Here’s how to automatically start ngrok alongside your Rails server, properly configured for development.

The Problem

I want everything for my development efforts to start with a single command ./bin/dev. I need my dev server to be accessible from the internet (hence the use of ngrok).

The Solution

0. Environment Setup

Ensure your ngrok authentication token is set in your environment.

$ echo $NGROK_AUTHTOKEN
3Tjd3QU3nSIA8OHjEA9urhPGu5h3u_CKZhEw1KjKQb9O
# not my real authtoken, nice try "hackers"

1. Configure ngrok endpoint

Go to your ngrok account and set up a domain name, e.g., example.ngrok.dev

2. Configure Rails Hosts

Rails configurations requires allowlisting domains. Add ngrok’s domain to your development configuration in config/environments/development.rb:

config.hosts << ".ngrok.dev" 
# or lockdown for just your domain
# config.hosts << "example.ngrok.dev"

3. (Optional) Create Local ngrok Config

If you need to set or overwrite any configs specific to your project, create a local ngrok config file (NGrok Config Reference). Create .ngrok in your project root with minimal settings:

version: 3
agent:
  # required because my system ngrok.yml file has console_ui: true
  console_ui: false

4. Modify bin/dev

From Foreman Docs:

The $PORT value starts as the base port as specified by -p, then increments by 
100 for each new process line. Multiple instances of the same process are 
assigned $PORT values that increment by 1.

Update bin/dev to make sure our ngrok process gets the same port as Rails. We assume the Rails Webserver is listed first in the Procfile.

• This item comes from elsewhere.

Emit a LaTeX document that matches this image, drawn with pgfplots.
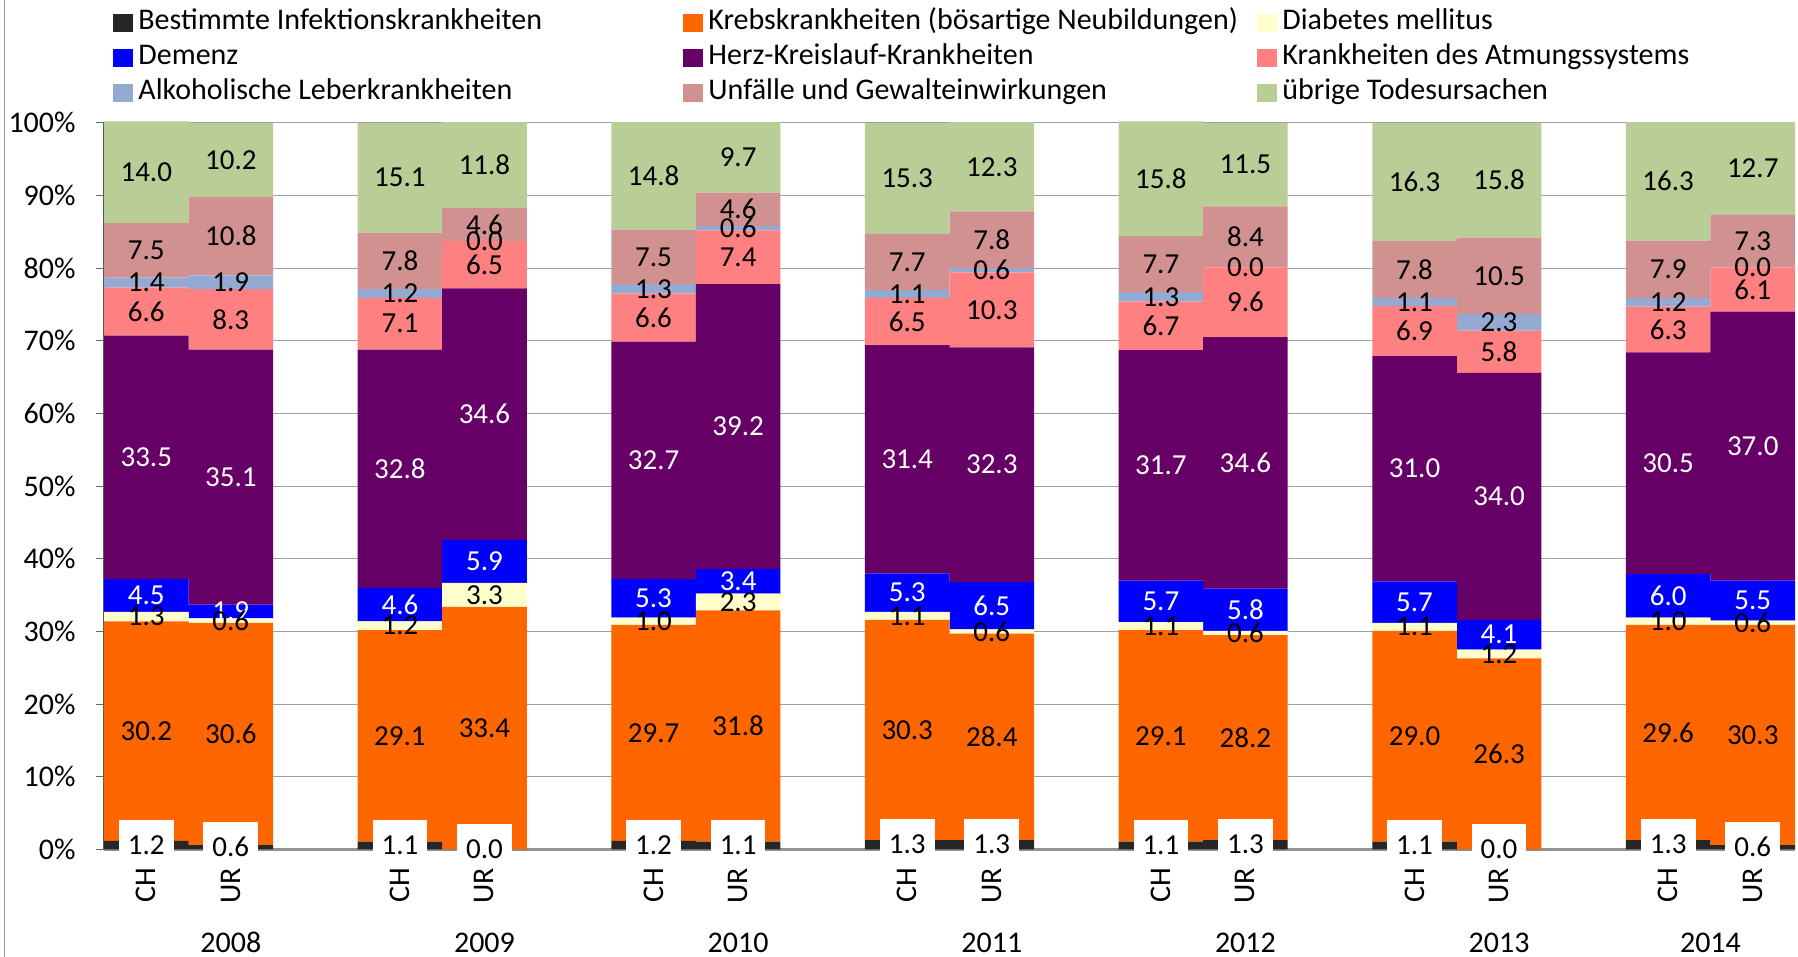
\documentclass[border=0pt]{standalone}
\usepackage{fontspec}
\setmainfont{Carlito}
\usepackage{pgfplots}
\usepackage{pgfplotstable}
\pgfplotsset{compat=1.18}

\definecolor{cInf}{RGB}{38,38,38}
\definecolor{cKrebs}{RGB}{255,102,0}
\definecolor{cDiab}{RGB}{255,255,204}
\definecolor{cDem}{RGB}{0,0,255}
\definecolor{cHerz}{RGB}{102,0,102}
\definecolor{cAtm}{RGB}{255,128,128}
\definecolor{cAlk}{RGB}{149,170,210}
\definecolor{cUnf}{RGB}{210,145,145}
\definecolor{cUeb}{RGB}{185,205,150}

% Anteile in %, CH und UR je Jahr (Lücke bei 2, 5, 8, ...)
\pgfplotstableread{
x  inf  kreb  diab  dem  herz  atm   alk  unf   ueb
0  1.2  30.2  1.3   4.5  33.5  6.6   1.4  7.5   14.0
1  0.6  30.6  0.6   1.9  35.1  8.3   1.9  10.8  10.2
3  1.1  29.1  1.2   4.6  32.8  7.1   1.2  7.8   15.1
4  0.0  33.4  3.3   5.9  34.6  6.5   0.0  4.6   11.8
6  1.2  29.7  1.0   5.3  32.7  6.6   1.3  7.5   14.8
7  1.1  31.8  2.3   3.4  39.2  7.4   0.6  4.6   9.7
9  1.3  30.3  1.1   5.3  31.4  6.5   1.1  7.7   15.3
10 1.3  28.4  0.6   6.5  32.3  10.3  0.6  7.8   12.3
12 1.1  29.1  1.1   5.7  31.7  6.7   1.3  7.7   15.8
13 1.3  28.2  0.6   5.8  34.6  9.6   0.0  8.4   11.5
15 1.1  29.0  1.1   5.7  31.0  6.9   1.1  7.8   16.3
16 0.0  26.3  1.2   4.1  34.0  5.8   2.3  10.5  15.8
18 1.3  29.6  1.0   6.0  30.5  6.3   1.2  7.9   16.3
19 0.6  30.3  0.6   5.5  37.0  6.1   0.0  7.3   12.7
}\data

\pgfplotsset{
  seg/.style={fill=#1, draw=none,
    legend image code/.code={\fill[#1] (0pt,-4.5pt) rectangle (10pt,4.5pt);}},
  whitelbl/.style={every node near coord/.append style={text=white}},
}

\begin{document}
\fontsize{15}{17}\selectfont
\begin{tikzpicture}
\begin{axis}[
  at={(52pt,53.75pt)}, anchor=south west,
  scale only axis, width=845.5pt, height=363.35pt,
  set layers=standard, mark layer=axis foreground,
  ybar stacked, bar width=1, stacked ignores zero=false,
  xmin=-0.5, xmax=19.5, ymin=0, ymax=100,
  clip=false,
  axis x line*=bottom, axis y line*=left,
  x axis line style={draw=gray!85, line width=1.2pt, -},
  y axis line style={draw=black!65, line width=0.6pt, -},
  xtick={0,1,3,4,6,7,9,10,12,13,15,16,18,19},
  xticklabels={CH,UR,CH,UR,CH,UR,CH,UR,CH,UR,CH,UR,CH,UR},
  xtick style={draw=none},
  xticklabel style={rotate=90, anchor=east, inner sep=0pt},
  xticklabel shift=5pt,
  ytick={0,10,...,100},
  yticklabel={\pgfmathprintnumber{\tick}\%},
  ytick style={draw=black!60, line width=0.6pt},
  tick align=outside, major tick length=4pt,
  yticklabel style={anchor=east, inner sep=0pt},
  yticklabel shift=10pt,
  ymajorgrids, grid style={draw=black!37, line width=0.6pt},
  /pgf/number format/assume math mode=true,
  nodes near coords={\pgfmathprintnumber[fixed,fixed zerofill,precision=1]{\pgfplotspointmeta}},
  every node near coord/.append style={anchor=center,
    inner sep=0pt, text=black, font=\fontsize{14.5}{17}\selectfont},
  legend columns=3, legend cell align=left,
  legend style={draw=none, fill=none, at={(rel axis cs:0.00532,1.1621)}, anchor=north west,
    inner sep=0pt, column sep=0pt, row sep=0pt,
    nodes={inner sep=0pt, text height=12pt, text depth=5.5pt}},
]
\addplot+[seg=cInf, every node near coord/.append style={fill=white, inner xsep=4.5pt,
    text height=17.3pt, text depth=2.7pt, yshift=2.7pt}] table[x=x, y=inf] {\data};
\addlegendentry{\makebox[275pt][l]{\hspace{2.5pt}Bestimmte Infektionskrankheiten}}
\addplot+[seg=cKrebs] table[x=x, y=kreb] {\data};
\addlegendentry{\makebox[277pt][l]{\hspace{2.5pt}Krebskrankheiten (bösartige Neubildungen)}}
\addplot+[seg=cDiab] table[x=x, y=diab] {\data};
\addlegendentry{\hspace{2.5pt}Diabetes mellitus}
\addplot+[seg=cDem, whitelbl] table[x=x, y=dem] {\data};
\addlegendentry{\makebox[275pt][l]{\hspace{2.5pt}Demenz}}
\addplot+[seg=cHerz, whitelbl] table[x=x, y=herz] {\data};
\addlegendentry{\makebox[277pt][l]{\hspace{2.5pt}Herz-Kreislauf-Krankheiten}}
\addplot+[seg=cAtm] table[x=x, y=atm] {\data};
\addlegendentry{\hspace{2.5pt}Krankheiten des Atmungssystems}
\addplot+[seg=cAlk] table[x=x, y=alk] {\data};
\addlegendentry{\makebox[275pt][l]{\hspace{2.5pt}Alkoholische Leberkrankheiten}}
\addplot+[seg=cUnf] table[x=x, y=unf] {\data};
\addlegendentry{\makebox[277pt][l]{\hspace{2.5pt}Unfälle und Gewalteinwirkungen}}
\addplot+[seg=cUeb] table[x=x, y=ueb] {\data};
\addlegendentry{\hspace{2.5pt}übrige Todesursachen}
\node at (axis cs:1,0) [yshift=-46.5pt] {2008};
\node at (axis cs:4,0) [yshift=-46.5pt] {2009};
\node at (axis cs:7,0) [yshift=-46.5pt] {2010};
\node at (axis cs:10,0) [yshift=-46.5pt] {2011};
\node at (axis cs:13,0) [yshift=-46.5pt] {2012};
\node at (axis cs:16,0) [yshift=-46.5pt] {2013};
\node at (axis cs:18.5,0) [yshift=-46.5pt] {2014};
\end{axis}
\draw[gray!80, line width=0.5pt] (2.25pt,0) -- (2.25pt,478.5pt);
\pgfresetboundingbox
\path[use as bounding box] (0,0) rectangle (899pt,478.5pt);
\end{tikzpicture}
\end{document}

export PORT="${PORT:-3000}" # this exists
export NGROK_PORT=$PORT # we add this on the next line

5. Set Up Procfile.dev

Add ngrok to your Procfile.dev:

web: bin/rails server -p $PORT
css: bin/rails tailwindcss:watch
ngrok: bash -c 'echo "Using port: $NGROK_PORT" && ngrok http --log stdout --url=example.ngrok.dev $NGROK_PORT --config="${HOME}/Library/Application Support/ngrok/ngrok.yml" --config=.ngrok'

Notes:

  • (Optional) Having the wrong port configured is the most error-prone aspect of this setup due to foreman’s port assignment, so we print it out
  • (Optional) Log to stdout to show the port - if you enable this, you could remove the initial echo
  • (Optional) Configs are loaded in order specified, so later configs overwrite earlier ones. This order has your local .ngrok overwrite any options in the system ngrok

Here’s a minimal working example:

ngrok: ngrok http --url=example.ngrok.dev $NGROK_PORT 

And Now

Now I can type ./bin/dev and not open ngrok in a separate tab.

Next Steps

This works for me, but I need to read the URL out of my .env file to make it transferrable across my team or projects.